Anybody who calls himself a man but behaves in a way that is detrimental to the larger interests of men, or is hostile or disrespectful of men, is a namard. A namard has no understanding or appreciation of other men. He lacks the capacity to bond with men at a deeper level or to empathise with them.
A namard lacks the ability to relate with men, to understand their fears, pains and issues. He lacks the ability to appreciate masculinity in others. And he lacks the ability to celebrate his own masculinity.
The biggest namard is the person who defends social masculinity roles because he derives social power out of it. He is truly a lesser man and he realises that he cannot compete with other men on a level playing field, i.e. on the basis of natural masculinity, because he lacks it. A namard is totally dependent on social masculinity for his manhood.
You will find this person critical of other men on the basis of sexual masculinity roles. This person has no respect for himself, leave alone others. Ironically, you will find this true namard calling others namard.

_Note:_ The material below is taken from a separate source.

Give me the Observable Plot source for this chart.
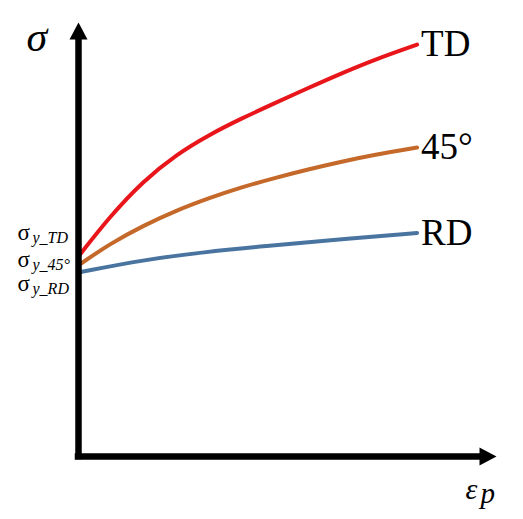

But the more common kind of namards are those who bend over backwards to fit into social masculinity roles ----- in order to avoid its harsh punishments or to avail of its immense benefits. Those who suppress their own true needs and nature in order to please vain social mechanisms. They may not defend these roles but they don't oppose it either. They lack the courage that real manhood requires --- to fight social oppression and injustice. Unfortunately, this kind of namard includes most of us, because most of us readily give in to oppressive roles without questioning them.